STEP 7: UKUSIWA KOMTSHAKAZI EMZINI
On this day, uduli will return back home leaving the new bride at her new home with one young girl call inkubabulongwe (beetle dung). For the next few days, this young girl will assist the new umakoti (bride) with domestic chores like fetching the wood, fetching the water from the river, cooking and cleaning (in most ancient homes cow dung (ubulongwe) was used to clean the huts. 

STEP 8: UKUTYISWA AMASI – UTSIKI NOKUTHIYWA IGAMA
Utsiki is the ritual where umakoti has to eat goat meat and drink the sour milk from that particular family in which she is married to. Utsiki ceremony is performed on behalf of makoti. This is when a sheep or goat is slaughtered on behalf of the newlywed after which she is also allowed to taste sour milk known ukutyiswa amasi. The sheep or a goat is slaughtered in the evening and a part of it, -the waist- known as  injeke, is given to the new bride to eat it alone and not share with anyone. This is a belief that the she will bear the heir for their son when she gets pregnant. She is then dressed in a makoti attire in the form of umbhaco or amajelumane (blue long attire worn by new brides), black head scarf (iqhiya), a small blanket around the waist, and given a small grass mat (ukhuko) called umahambehlala, meaning (something that stays everywhere), and will sit behind the door. 

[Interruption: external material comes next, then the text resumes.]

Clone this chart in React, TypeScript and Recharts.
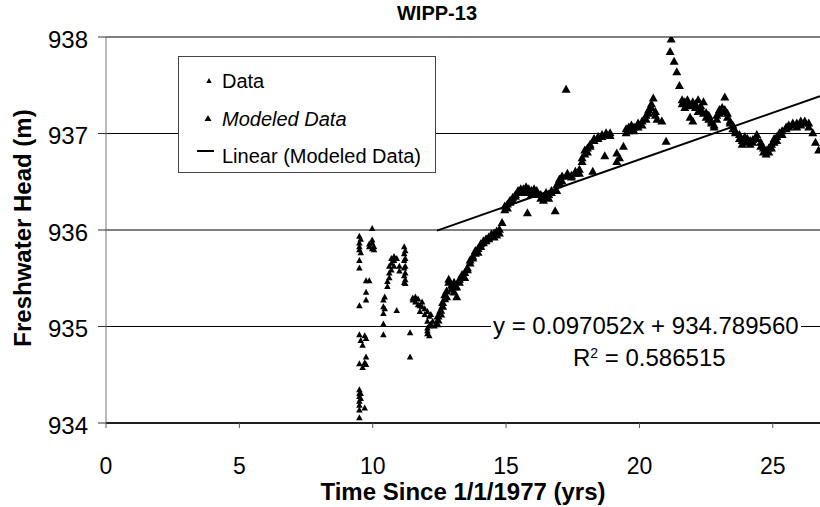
import React from 'react';
import { ScatterChart, Scatter, XAxis, YAxis, CartesianGrid, ReferenceLine } from 'recharts';

const FONT = '"Liberation Sans", Arial, Helvetica, sans-serif';

const chartTitle = 'WIPP-13';
const xTitle = 'Time Since 1/1/1977 (yrs)';
const yTitle = 'Freshwater Head (m)';
const xTicks = [0, 5, 10, 15, 20, 25];
const yTicks = [934, 935, 936, 937, 938];
const xMax = 26.77;
const legendLabels = ['Data', 'Modeled Data', 'Linear (Modeled Data)'];

// Linear trendline of the modeled data (as printed on the chart)
const trendSlope = 0.097052;
const trendIntercept = 934.78956;
const trendStart = 12.41;
const equationText = 'y = 0.097052x + 934.789560';
const r2Text = '0.586515';

// "Data" series (small markers), [time (yrs), head (m)]
const dataEarly: [number, number][] = [
  [9.5, 935.93], [9.5, 935.86], [9.5, 935.82], [9.5, 935.79], [9.5, 935.68], [9.5, 935.6],
  [9.5, 935.21], [9.5, 934.91], [9.5, 934.61], [9.5, 934.34], [9.5, 934.3], [9.5, 934.27],
  [9.5, 934.22], [9.5, 934.18], [9.5, 934.13], [9.5, 934.05],
  [9.55, 935.9], [9.55, 935.76], [9.55, 934.85], [9.55, 934.3], [9.55, 934.25],
  [9.62, 934.8], [9.62, 934.57], [9.7, 934.9], [9.7, 934.62], [9.7, 934.15],
  [9.75, 935.47], [9.75, 935.35], [9.75, 935.27], [9.75, 934.87], [9.75, 934.68], [9.75, 934.6],
  [9.87, 935.47], [9.87, 935.82], [9.87, 935.85],
  [9.98, 936.01], [9.98, 935.89], [9.98, 935.8], [9.98, 935.86], [10.05, 935.82], [10.05, 935.79],
];
const dataMid: [number, number][] = [
  [10.4, 935.27], [10.4, 935.2], [10.4, 935.13], [10.4, 935.02], [10.4, 934.91],
  [10.45, 935.3], [10.45, 935.18], [10.55, 935.46], [10.55, 935.41],
  [10.62, 935.62], [10.62, 935.55], [10.62, 935.5], [10.7, 935.7], [10.7, 935.65], [10.7, 935.58],
  [10.8, 935.72], [10.8, 935.68], [10.8, 935.62], [10.9, 935.7], [10.9, 935.16],
  [11.0, 935.62], [11.0, 935.57],
  [11.18, 935.82], [11.18, 935.75], [11.18, 935.68], [11.18, 935.6], [11.18, 935.52], [11.18, 935.45],
  [11.22, 935.78], [11.22, 935.7], [11.22, 935.62], [11.22, 935.55], [11.22, 935.48], [11.22, 935.44],
  [11.4, 934.93], [11.4, 934.68],
];
const dataLate: [number, number][] = [
  [11.5, 935.29], [11.5, 935.27], [11.6, 935.3], [11.6, 935.25], [11.7, 935.28], [11.7, 935.22],
  [11.77, 935.21], [11.77, 935.15], [11.85, 935.25], [11.85, 935.2], [11.95, 935.18], [11.95, 935.12],
  [12.05, 935.15], [12.05, 935.05], [12.05, 934.98], [12.05, 934.92], [12.05, 934.95],
  [12.12, 935.1], [12.12, 935.0], [12.12, 934.9], [12.18, 935.12], [12.18, 935.02],
  [12.25, 935.05], [12.32, 935.0],
];

// "Modeled Data" series (large markers)
const modeledA: [number, number][] = [
  [12.41, 935.02], [12.45, 935.06], [12.45, 935.1], [12.55, 935.12], [12.55, 935.16],
  [12.62, 935.2], [12.62, 935.24], [12.7, 935.28], [12.7, 935.32], [12.77, 935.3], [12.77, 935.36],
  [12.85, 935.45], [12.85, 935.48], [12.95, 935.42], [12.95, 935.38],
  [13.05, 935.45], [13.05, 935.4], [13.05, 935.35], [13.15, 935.4], [13.15, 935.3],
  [13.25, 935.45], [13.25, 935.48], [13.35, 935.5], [13.35, 935.53], [13.45, 935.55], [13.45, 935.5],
  [13.55, 935.58], [13.55, 935.6], [13.65, 935.65], [13.65, 935.68], [13.75, 935.72], [13.75, 935.7],
  [13.85, 935.75], [13.85, 935.78], [13.95, 935.8], [13.95, 935.76], [14.05, 935.82], [14.05, 935.85],
  [14.15, 935.88], [14.15, 935.86], [14.25, 935.9], [14.25, 935.88], [14.35, 935.92], [14.35, 935.9],
  [14.45, 935.93], [14.45, 935.95], [14.55, 935.96], [14.55, 935.92], [14.65, 935.94], [14.65, 935.98],
  [14.75, 935.96], [14.75, 936.0], [14.85, 936.07],
];
const modeledB: [number, number][] = [
  [14.95, 936.2], [14.95, 936.24], [15.05, 936.26], [15.05, 936.22], [15.15, 936.3], [15.15, 936.28],
  [15.25, 936.33], [15.25, 936.3], [15.35, 936.36], [15.35, 936.34], [15.45, 936.38], [15.45, 936.4],
  [15.55, 936.4], [15.55, 936.42], [15.65, 936.42], [15.65, 936.38], [15.8, 936.17],
  [15.75, 936.4], [15.75, 936.44], [15.85, 936.42], [15.85, 936.38], [15.95, 936.4], [15.95, 936.36],
  [16.05, 936.38], [16.05, 936.42], [16.15, 936.36], [16.15, 936.4], [16.3, 936.32], [16.3, 936.36],
  [16.4, 936.34], [16.4, 936.3], [16.5, 936.36], [16.5, 936.38], [16.6, 936.32], [16.6, 936.36],
  [16.7, 936.38], [16.7, 936.4], [16.84, 936.19], [16.9, 936.4], [16.9, 936.46],
  [17.0, 936.48], [17.0, 936.52], [17.1, 936.55], [17.1, 936.5], [17.25, 937.45],
  [17.3, 936.55], [17.3, 936.58], [17.45, 936.56], [17.45, 936.54], [17.6, 936.58], [17.6, 936.6],
  [17.75, 936.62], [17.75, 936.58], [17.85, 936.7], [17.85, 936.74], [17.95, 936.78], [17.95, 936.82],
  [18.05, 936.84], [18.05, 936.8], [18.15, 936.88], [18.15, 936.86], [18.25, 936.6],
  [18.3, 936.92], [18.3, 936.94], [18.45, 936.96], [18.45, 936.94], [18.6, 936.98], [18.6, 936.96],
  [18.7, 936.76], [18.75, 937.0], [18.75, 936.98], [18.9, 937.0], [18.9, 936.97],
  [19.15, 936.7], [19.15, 936.79], [19.25, 936.74], [19.4, 936.86],
];
const modeledC: [number, number][] = [
  [19.5, 937.0], [19.5, 937.04], [19.6, 937.02], [19.6, 937.06], [19.7, 937.04], [19.7, 937.08],
  [19.8, 937.06], [19.8, 937.02], [19.95, 937.1], [19.95, 937.06], [20.1, 937.12], [20.1, 937.08],
  [20.25, 937.18], [20.25, 937.14], [20.35, 937.24], [20.35, 937.2], [20.45, 937.3], [20.45, 937.26],
  [20.52, 937.36], [20.6, 937.22], [20.6, 937.18], [20.66, 937.14], [20.84, 937.12], [21.0, 936.91],
  [21.15, 937.84], [21.19, 937.97], [21.3, 937.74], [21.4, 937.63], [21.5, 937.49],
  [21.6, 937.34], [21.6, 937.3], [21.7, 937.32], [21.7, 937.26], [21.8, 937.3], [21.8, 937.34],
  [21.9, 937.16], [21.9, 937.28], [22.0, 937.12], [22.0, 937.32], [22.1, 937.3], [22.1, 937.26],
  [22.2, 937.34], [22.2, 937.22], [22.3, 937.28], [22.3, 937.24], [22.4, 937.32], [22.4, 937.2],
  [22.5, 937.21], [22.5, 937.16], [22.6, 937.14], [22.6, 937.18], [22.7, 937.1], [22.7, 937.12],
  [22.8, 937.08], [22.8, 937.06], [22.9, 937.18], [22.9, 937.14], [23.0, 937.2], [23.0, 937.24],
  [23.1, 937.22], [23.1, 937.26], [23.2, 937.37], [23.2, 937.24],
];
const modeledD: [number, number][] = [
  [23.3, 937.2], [23.3, 937.16], [23.4, 937.12], [23.4, 937.1], [23.5, 937.08], [23.5, 937.04],
  [23.6, 937.02], [23.6, 937.0], [23.75, 936.98], [23.75, 936.94], [23.85, 936.88], [23.85, 936.92],
  [23.95, 936.92], [23.95, 936.96], [24.05, 936.94], [24.05, 936.9], [24.15, 936.92], [24.15, 936.88],
  [24.25, 936.9], [24.25, 936.93], [24.4, 936.98], [24.4, 936.94], [24.55, 936.86], [24.55, 936.9],
  [24.65, 936.8], [24.65, 936.84], [24.75, 936.78], [24.75, 936.82], [24.85, 936.8], [24.85, 936.84],
  [24.95, 936.84], [24.95, 936.88], [25.05, 936.9], [25.05, 936.94], [25.15, 936.96], [25.15, 936.92],
  [25.25, 937.0], [25.25, 936.98], [25.35, 937.02], [25.35, 936.98], [25.5, 937.04], [25.5, 937.06],
  [25.6, 937.06], [25.6, 937.08], [25.75, 937.08], [25.75, 937.1], [25.9, 937.1], [25.9, 937.06],
  [26.05, 937.12], [26.05, 937.08], [26.2, 937.1], [26.2, 937.12], [26.35, 937.1], [26.35, 937.06],
  [26.5, 937.0], [26.6, 936.9], [26.72, 936.82],
];

const toRows = (pts: [number, number][]) => pts.map(([t, h]) => ({ t, h }));
const dataRows = toRows([...dataEarly, ...dataMid, ...dataLate]);
const modeledRows = toRows([...modeledA, ...modeledB, ...modeledC, ...modeledD]);

const triangle = (w: number, h: number) => (props: any) => {
  const { cx, cy } = props;
  if (cx == null || cy == null) return null;
  const pts = `${cx},${cy - (2 * h) / 3} ${cx - w / 2},${cy + h / 3} ${cx + w / 2},${cy + h / 3}`;
  return <polygon points={pts} fill="#000" />;
};

const LegendBox = () => (
  <div
    style={{
      position: 'absolute',
      left: 178,
      top: 56,
      width: 256,
      height: 115,
      border: '1px solid #444',
      background: '#fff',
      fontFamily: FONT,
      fontSize: 20,
      color: '#000',
    }}
  >
    <svg width={40} height={115} style={{ position: 'absolute', left: 0, top: 0 }}>
      <polygon points="30,21 27.3,26 32.7,26" fill="#000" />
      <polygon points="29,58 25.5,64 32.5,64" fill="#000" />
      <line x1={18} x2={35} y1={94} y2={94} stroke="#000" strokeWidth={2} />
    </svg>
    <div style={{ position: 'absolute', left: 43, top: 12, lineHeight: '24px', whiteSpace: 'nowrap' }}>{legendLabels[0]}</div>
    <div style={{ position: 'absolute', left: 43, top: 50, lineHeight: '24px', fontStyle: 'italic', whiteSpace: 'nowrap' }}>{legendLabels[1]}</div>
    <div style={{ position: 'absolute', left: 43, top: 87, lineHeight: '24px', whiteSpace: 'nowrap' }}>{legendLabels[2]}</div>
  </div>
);

const XTitle = (props: any) => {
  const vb = props.viewBox;
  return (
    <text x={vb.x + vb.width / 2} y={500} textAnchor="middle" fontFamily={FONT} fontWeight="bold" fontSize={24} fill="#000">
      {xTitle}
    </text>
  );
};

const YTitle = (props: any) => {
  const vb = props.viewBox;
  return (
    <text
      transform={`translate(31, ${vb.y + vb.height / 2 - 2}) rotate(-90)`}
      textAnchor="middle"
      fontFamily={FONT}
      fontWeight="bold"
      fontSize={24}
      fill="#000"
    >
      {yTitle}
    </text>
  );
};

export default function App() {
  return (
    <div style={{ position: 'absolute', left: 0, top: 0, width: 820, height: 507, background: '#fff', overflow: 'hidden' }}>
      <ScatterChart width={820} height={507} margin={{ top: 37, right: 0, bottom: 0, left: 0 }}>
        <CartesianGrid vertical={false} stroke="#000" strokeWidth={1} />
        <XAxis
          type="number"
          dataKey="t"
          domain={[0, xMax]}
          ticks={xTicks}
          allowDataOverflow
          height={84}
          tickSize={5}
          tickMargin={30}
          axisLine={{ stroke: '#000', strokeWidth: 1.5 }}
          tickLine={{ stroke: '#555' }}
          tick={{ fill: '#000', fontSize: 23, fontFamily: FONT }}
          label={<XTitle />}
        />
        <YAxis
          type="number"
          dataKey="h"
          domain={[934, 938]}
          ticks={yTicks}
          allowDataOverflow
          width={106}
          tickSize={8}
          tickMargin={10}
          axisLine={{ stroke: '#777', strokeWidth: 1 }}
          tickLine={{ stroke: '#333' }}
          tick={{ fill: '#000', fontSize: 24, fontFamily: FONT, dy: 2 }}
          label={<YTitle />}
        />
        <ReferenceLine
          segment={[
            { x: trendStart, y: trendSlope * trendStart + trendIntercept },
            { x: xMax, y: trendSlope * xMax + trendIntercept },
          ]}
          stroke="#000"
          strokeWidth={2}
          ifOverflow="visible"
        />
        <Scatter name="Data" data={dataRows} shape={triangle(6.5, 6)} isAnimationActive={false} />
        <Scatter name="Modeled Data" data={modeledRows} shape={triangle(9, 8)} isAnimationActive={false} />
      </ScatterChart>
      <LegendBox />
      <div
        style={{
          position: 'absolute',
          left: 0,
          width: 874,
          top: 2,
          textAlign: 'center',
          fontFamily: FONT,
          fontWeight: 'bold',
          fontSize: 20,
          color: '#000',
        }}
      >
        {chartTitle}
      </div>
      <div
        style={{
          position: 'absolute',
          left: 491,
          top: 312,
          padding: '0 2px',
          background: '#fff',
          fontFamily: FONT,
          fontSize: 24,
          lineHeight: '28px',
          color: '#000',
          whiteSpace: 'nowrap',
        }}
      >
        {equationText}
      </div>
      <div
        style={{
          position: 'absolute',
          left: 573,
          top: 344,
          fontFamily: FONT,
          fontSize: 24,
          lineHeight: '28px',
          color: '#000',
          whiteSpace: 'nowrap',
        }}
      >
        R<sup style={{ fontSize: 14, verticalAlign: 'top', lineHeight: '18px' }}>2</sup> = {r2Text}
      </div>
    </div>
  );
}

The new makoti will use this grass mat wherever she goes to sit on, for example when speaking to the elders of the family,  instead of sitting on the chair, she sits on her grass mat. The purpose for this ritual ceremony is to introduce the new bride to the ancestors of this home so that they know that there is a new member of this family, and bless her as part of the family. 

STEP 9: UKUHOTA KOMAKOTI
A newly married woman will undergo a series of ukuhlonipha (showing of respect) activities for a period which ranges from at least a month to about three or four months or longer depending on that particular family to which such a woman is married to. Such ukuhota activities encompass the following,  to mention a few;

  • Compulsory domestic chores, 
  • Appropriate attire 
  • Ukuhlonipha language where she can’t call some of the things or people the way she used to when she was still an unmarried woman,
  •  Relevance of certain places (ukucweza)  
  • How to address the older men in the family. S
  • She cannot approach the house by walking directly to the courtyard but must approach them from behind.
  •  She is not allowed to enter into any kraal in her new homestead. 

STEP 10: ISIQUKUMBELO
The marriage or ukwenda for a woman in the Xhosa Culture is one of the respected rituals. A lot of things have changed due to changing times. The indigenous society was purely traditional with no sophisticated luxuries such as hiring or buying white wedding dress for the bride and a suit for the groom and bridesmaid and all that is involved these days when a woman is getting married. 

Traditionally, when makoti joined the family, she was expected to do all these domestic duties practically from dawn to late in the evening. Most couples do the white wedding as well because most African cultures have also adopted the Western culture wedding. 

Despite all this – lobola still stands as it gives dignity to the woman and the man getting married.